Sports has played a big role in the history of East Liverpool. There have been leagues affiliated with every sort of organization from the potteries, to the schools, churches and clubs and ranging from pick up games to semi-pro.
Baseball in some form--organized or just pick up games, was probably played in East Liverpool beginning in the latter half of the 1800s. Various potteries had baseball teams. There was a very modern, for its time and the size of East Liverpool, baseball stadium located the West End
http://www.eastliverpoolhistoricalsociety.org/neighborhoods/westend/ballfield.htm
of East Liverpool. Baseball was played in East End at Columbian Park and other places. There was, over the years, semi-pro ball, little league, American Legion, forms of baseball and from the 1917 ELHS Yearbook, Keramos, comes the following:
This year we welcome baseball for the second season, that is, since this sport was revived in high school athletic circles. Until last year the high school was never represented with a well organized team, and for a number of years had no baseball team whatever.
According to Frank "Digger" Dawson, high school football began here in 1898:
The community's first football team appears to date back to 1896 when the Eclipse, a 16-man unit whose play actually resembled that of a rugby team, was organized. According to author Gates, by 1900 inter-city teams were formed to compete with one another as the sport gained popularity. The Eclipse actually blazed the trail for others to follow, and it would not be long until East Liverpool High School would field a football team.
According to The East Liverpool Daily Crisis of October 10, 1898, juvenile teams were springing up all over the city. John Stoffel was coaching a Second Street team, and Dennis McCarron was to act in the same capacity for the High School.
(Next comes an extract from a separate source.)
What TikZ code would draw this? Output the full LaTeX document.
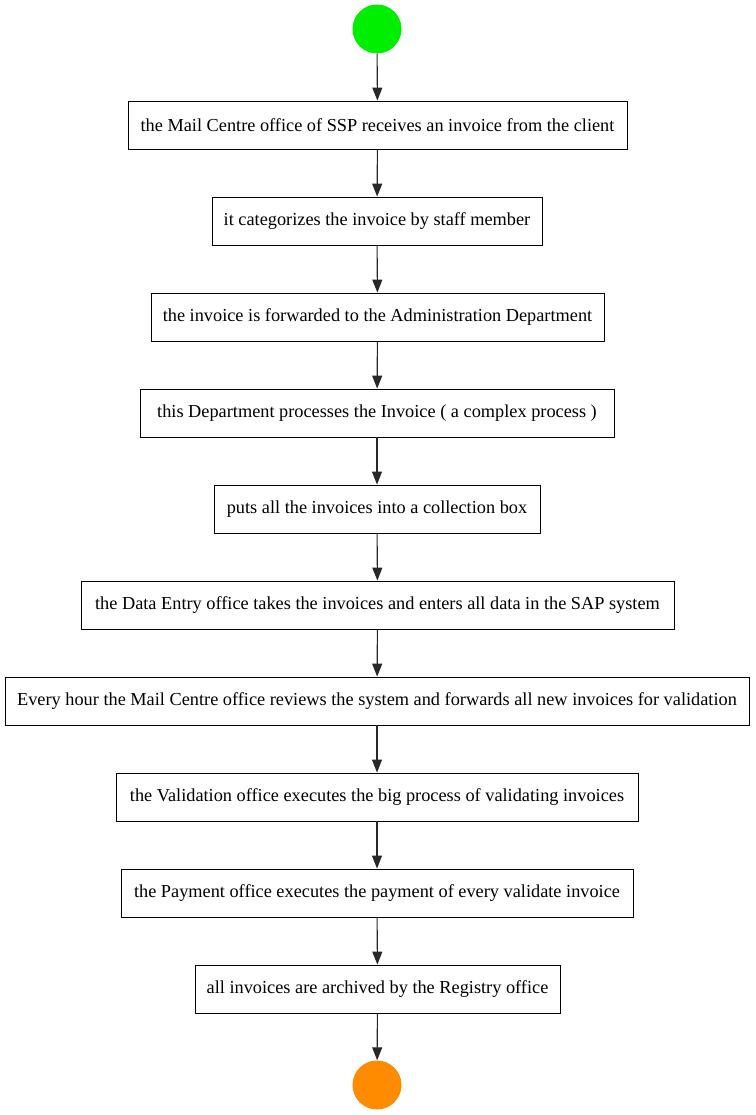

The Crisis reported on November 10, 1898, that the high school football team would play the Diamond Indians at Columbian Park the next afternoon, and followed with a story of a 0-10 loss to the Indians.
Although the school fielded a team as far back as 1898, the first season in which a head football coach earned more than a token mention was 1910. That individual was Luman Arthur Wallover, known affectionately as "Frick." According to his son, James Wallover, the nickname stemmed from a gentleman named Frick Reed who operated a paper mill along Beaver Creek near Smiths Ferry, Pa.
"Frick" Wallover was born October 18, 1888, at Smiths Ferry, and died July 20, 1944. He graduated from East Liverpool High School in 1907 and attended the University of Michigan. At the time of his death, he was the owner of the Wallover Oil Company in the East End section of East Liverpool. He will go down in history as the patriarch of ELHS football coaches, in spite of the fact that his 1910 team was disbanded at mid-season due to a shortage of players.
From We Are The Potters, 100 Years of East Liverpool High School Football. pp. viii, x.
The various neighborhood public schools here in East Liverpool at times also fielded football teams who played scheduled games amongst themselves.
Late in the 1900s there was "little league" football as well.
Basketball has also always been a popular sport in East Liverpool. Pick up games, high school, grade schools, church leagues and eventually the Tri-State Basketball Tournament began.